As being someone involved in Open Source in some aspect since 1994 when I was porting code to Linux and passing back changes to Lesstif group. I find the openness of the community to be a nice change in some respects. However, when I move over to writers and want-a-be writers I find this odd half-openness that feels queer.

Let me put it in clear and simple terms. Most people wanting to become writers want people to read their works and give them good feedback (well, in most cases they want praise feedback). However, they don’t want to broadcast their writings to the world. The reasoning behind it all is how the view copyrights, “first publishing” and other things most commonly discussed in those circles.

Now, I get why published authors get cagey. You can’t copyright a book title and therefor you don’t want to disclose such information until the book is being shipped. Most of the fear is someone hijacking the title before your book comes to market.

The “First Publishing” rights is something I don’t get. Yes, all publishers want unpublished stories that will reap them the most money, but that doesn’t mean that pushing stuff out to the web is “publishing.” Nor that they wouldn’t pick up a low volume book that is gaining popularity with lots of room for profit left in it (If this was the case, then most books from popular authors would never get republished with their current publisher).

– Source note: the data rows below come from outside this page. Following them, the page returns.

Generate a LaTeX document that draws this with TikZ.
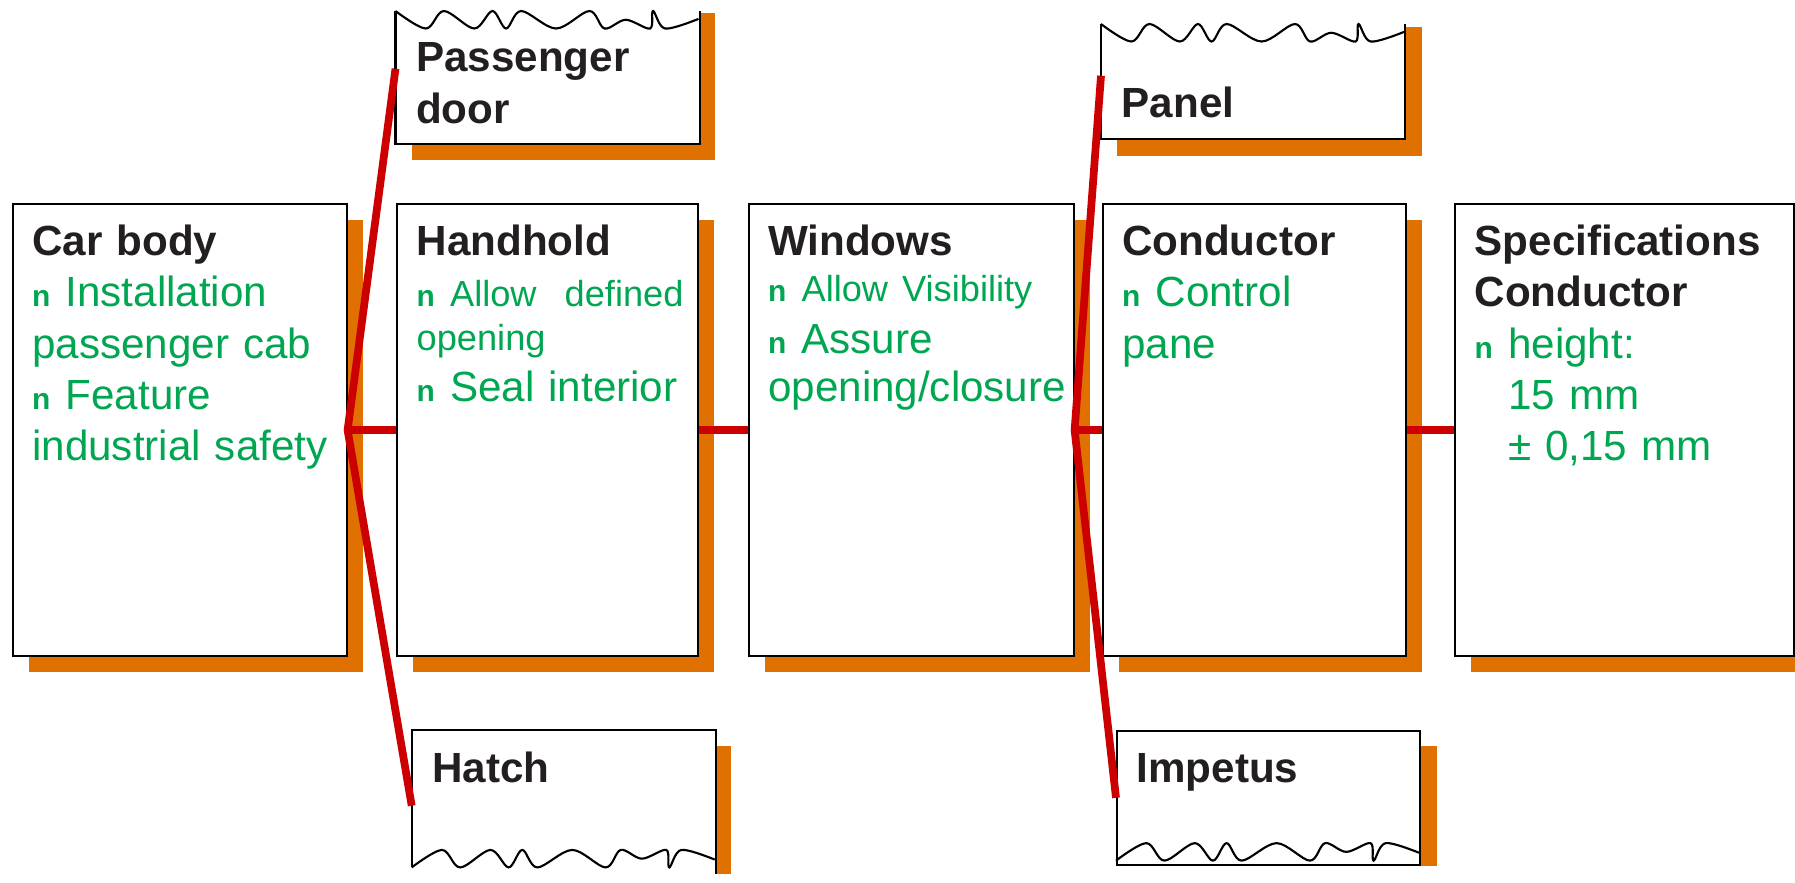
\documentclass[tikz,border=0pt]{standalone}
\usepackage{fontspec}
\setmainfont{Liberation Sans}
\usetikzlibrary{shadows, backgrounds}
\definecolor{shadeorange}{RGB}{224,112,0}
\definecolor{linkred}{RGB}{204,0,0}
\definecolor{itemgreen}{RGB}{0,166,81}
\definecolor{titleblack}{RGB}{35,31,32}
\tikzstyle{box}=[draw=black, line width=0.6pt, fill=white, anchor=north west, inner sep=0pt, minimum height=4.52cm, drop shadow={shadow xshift=0.16cm, shadow yshift=-0.16cm, fill=shadeorange, opacity=1}]
\tikzstyle{torn box}=[fill=white, anchor=north west, inner sep=0pt, minimum width=3.03cm]
\tikzstyle{tear}=[draw=black, line width=0.6pt]
\tikzstyle{backdrop}=[fill=shadeorange]
\tikzstyle{link}=[draw=linkred, line width=2.2pt]
\tikzstyle{txt}=[anchor=base west, inner sep=0pt, align=left, text width=3.2cm, text=itemgreen, font=\fontsize{12}{14.6}\selectfont]
\newcommand{\sqbul}{{\fontsize{8.5}{10}\selectfont\bfseries n}\hspace{0.36em}}
\newcommand{\smalltxt}{\fontsize{10.3}{14.6}\selectfont}
\newcommand{\ttl}[1]{\textcolor{titleblack}{\bfseries #1}}
\newcommand{\tornedge}[2]{%
	\begin{scope}[shift={(#1)}, x=3.03cm, y=#2]
		\draw[tear] plot[smooth, tension=0.55] coordinates {(0,0) (0.10,-1) (0.16,0) (0.26,-1) (0.32,0) (0.365,-1) (0.415,0) (0.53,-1) (0.64,0) (0.69,-1) (0.76,-0.5) (0.84,-1) (0.85,0) (0.89,-1) (1,-0.45)};
	\end{scope}}

\begin{document}
\begin{tikzpicture}
		\useasboundingbox (0,0) rectangle (17.95,-8.82);
		% main row
		\node[box, minimum width=3.34cm] (cb) at (0.115,-2.03) {};
		\node[box, minimum width=3.01cm] (hh) at (3.96,-2.03) {};
		\node[box, minimum width=3.25cm] (wi) at (7.475,-2.03) {};
		\node[box, minimum width=3.03cm] (co) at (11.015,-2.03) {};
		\node[box, minimum width=3.39cm] (sp) at (14.54,-2.03) {};
		% torn boxes
		\node[torn box, minimum height=1.32cm] (pd) at (3.955,-0.11) {};
		\node[torn box, minimum height=1.14cm] (pn) at (11.01,-0.24) {};
		\node[torn box, minimum height=1.36cm] (ha) at (4.117,-7.30) {};
		\node[torn box, tear, minimum height=1.335cm] (im) at (11.16,-7.30) {};
		\begin{scope}[on background layer]
			\fill[backdrop] ([shift={(0.16,-0.02)}]pd.north west) rectangle ([shift={(0.155,-0.16)}]pd.south east);
			\fill[backdrop] ([shift={(0.16,-0.03)}]pn.north west) rectangle ([shift={(0.165,-0.17)}]pn.south east);
			\fill[backdrop] ([yshift=-0.16cm]ha.north east) rectangle ([shift={(0.15,-0.07)}]ha.south east);
			\fill[backdrop] ([yshift=-0.16cm]im.north east) rectangle ([xshift=0.16cm]im.south east);
		\end{scope}
		\draw[tear] (pd.north west) -- (pd.south west) -- (pd.south east) -- (pd.north east);
		\draw[tear] (pn.north west) -- (pn.south west) -- (pn.south east) -- (pn.north east);
		\draw[tear] (ha.south west) -- (ha.north west) -- (ha.north east) -- ([yshift=-0.07cm]ha.south east);
		\tornedge{pd.north west}{0.175cm}
		\tornedge{pn.north west}{0.175cm}
		\tornedge{ha.south west}{-0.175cm}
		\tornedge{[yshift=0.05cm]im.south west}{-0.175cm}
		% texts
		\node[txt] (cb-t) at ([shift={(0.2,-0.524)}]cb.north west) {\ttl{Car body}\\ \sqbul Installation\\ passenger cab\\ \sqbul Feature\\ industrial safety};
		\node[txt] (hh-t) at ([shift={(0.2,-0.524)}]hh.north west) {\ttl{Handhold}\\ \sqbul{\smalltxt Allow\ \ defined}\\[-0.08cm] {\smalltxt opening}\\ \sqbul Seal interior};
		\node[txt] (wi-t) at ([shift={(0.2,-0.524)}]wi.north west) {\ttl{Windows}\\[-0.05cm] \sqbul{\smalltxt Allow Visibility}\\ \sqbul Assure\\[-0.03cm] opening/closure};
		\node[txt] (co-t) at ([shift={(0.2,-0.524)}]co.north west) {\ttl{Conductor}\\ \sqbul Control\\ pane};
		\node[txt] (sp-t) at ([shift={(0.2,-0.524)}]sp.north west) {\ttl{Specifications}\\ \ttl{Conductor}\\ \sqbul height:\\ \phantom{\sqbul}15 mm\\ \phantom{\sqbul}± 0,15 mm};
		\node[txt] (pd-t) at ([shift={(0.2,-0.607)}]pd.north west) {\ttl{Passenger}\\ \ttl{door}};
		\node[txt] (pn-t) at ([shift={(0.2,-0.93)}]pn.north west) {\ttl{Panel}};
		\node[txt] (ha-t) at ([shift={(0.2,-0.52)}]ha.north west) {\ttl{Hatch}};
		\node[txt] (im-t) at ([shift={(0.2,-0.52)}]im.north west) {\ttl{Impetus}};
		% connectors
		\draw[link] ([yshift=0.09cm]pd.west) -- (cb.east) -- ([yshift=-0.07cm]ha.west);
		\draw[link] (cb.east) -- (hh.west);
		\draw[link] (hh.east) -- (wi.west);
		\draw[link] ([yshift=0.06cm]pn.west) -- (wi.east) -- (im.west);
		\draw[link] (wi.east) -- (co.west);
		\draw[link] (co.east) -- (sp.west);
\end{tikzpicture}
\end{document}
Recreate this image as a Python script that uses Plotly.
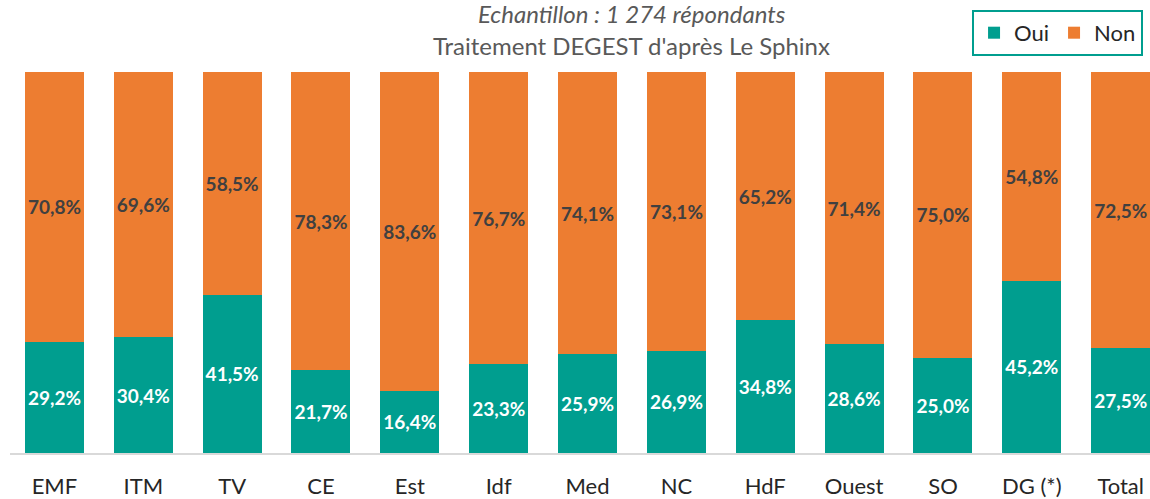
import plotly.graph_objects as go

categories = ["EMF", "ITM", "TV", "CE", "Est", "Idf", "Med", "NC", "HdF", "Ouest", "SO", "DG (*)", "Total"]
oui = [29.2, 30.4, 41.5, 21.7, 16.4, 23.3, 25.9, 26.9, 34.8, 28.6, 25.0, 45.2, 27.5]
non = [70.8, 69.6, 58.5, 78.3, 83.6, 76.7, 74.1, 73.1, 65.2, 71.4, 75.0, 54.8, 72.5]

TEAL = "#009E8F"
ORANGE = "#ED7D31"

def fmt(v):
    return f"{v:.1f}%".replace(".", ",")

fig = go.Figure()
fig.add_trace(go.Bar(
    name="Oui", x=categories, y=oui, marker_color=TEAL, marker_line_width=0,
    text=[fmt(v) for v in oui], textposition="inside", insidetextanchor="middle",
    textangle=0, constraintext="none",
    textfont=dict(family="Lato", size=19, color="white", weight="bold"),
))
fig.add_trace(go.Bar(
    name="Non", x=categories, y=non, marker_color=ORANGE, marker_line_width=0,
    text=[fmt(v) for v in non], textposition="inside", insidetextanchor="middle",
    textangle=0, constraintext="none",
    textfont=dict(family="Lato", size=19, color="#404040", weight="bold"),
))

fig.update_layout(
    width=1150, height=499,
    barmode="stack", bargap=0.336,
    margin=dict(l=10, r=0, t=72, b=42),
    plot_bgcolor="white", paper_bgcolor="white",
    font=dict(family="Lato", color="#404040"),
    showlegend=True,
    legend=dict(
        orientation="h", x=0.9939, y=1.163, xanchor="right", yanchor="top",
        bordercolor=TEAL, borderwidth=2, font=dict(size=22, color="#262626"),
        itemwidth=30, traceorder="normal", itemclick=False,
    ),
    xaxis=dict(
        range=[-0.5, 12.33], showline=True, linecolor="#D9D9D9", linewidth=2,
        showgrid=False, ticks="", tickfont=dict(family="Lato", size=22, color="#262626"),
        ticklabelstandoff=13,
    ),
    yaxis=dict(range=[0, 100], visible=False, showgrid=False),
    annotations=[
        dict(text="<i>Echantillon : 1 274 répondants</i>", xref="paper", yref="paper",
             x=0.5456, y=1.153, yanchor="middle", showarrow=False,
             font=dict(size=24, color="#595959")),
        dict(text="Traitement DEGEST d'après Le Sphinx", xref="paper", yref="paper",
             x=0.5456, y=1.070, yanchor="middle", showarrow=False,
             font=dict(size=24, color="#595959")),
    ],
)

fig.write_html("out.html", config={"displayModeBar": False},
               post_script="document.body.style.margin='0';")
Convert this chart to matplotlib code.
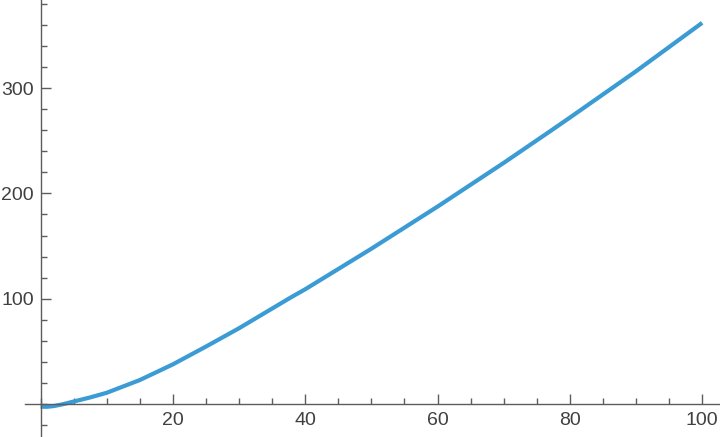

Even more humorous is all the people blabbing about copyrights. I’ll say this once and never again here. EVERYTHING YOU WRITE IS COPYRIGHTED AS LONG AS YOU STATE IT IS (and even if you don’t). BUT…… (And it’s a large one at that) Your copyright may not mean jack if it isn’t registered with the library of congress. Thus you may have a copyright infringement that could be unenforceable if you gave the copy of the story to one person or to a million.

Which brings me back to this half-open community. The want-a-be writers want to be read, they want feedback but are scared their ideas will be hijacked. Or maybe outright plagiarism. I find it amusing; since most of the ideas are stolen from others to start with.

Case in point, a few weeks ago I received an email from my cousin about their little writing site. They were worried about google and all these others search engines browsing their forums and “stealing” their work (or at least their first publishing rights). My response is robot.txt and
don’t publish anything that is of value to you NEAR ANY OPEN FORUMS.

If you look around my website you may see references to things I’m working on, but rarely do I push any content to my website if I’m trying to publish it. I guess my whole thing is this distrust within the writing community (or distrust of others outside your little writing group in the larger community), but the need to embarrass the community in order to gain any real feedback on your work. It’s how the software community was back in the shareware days.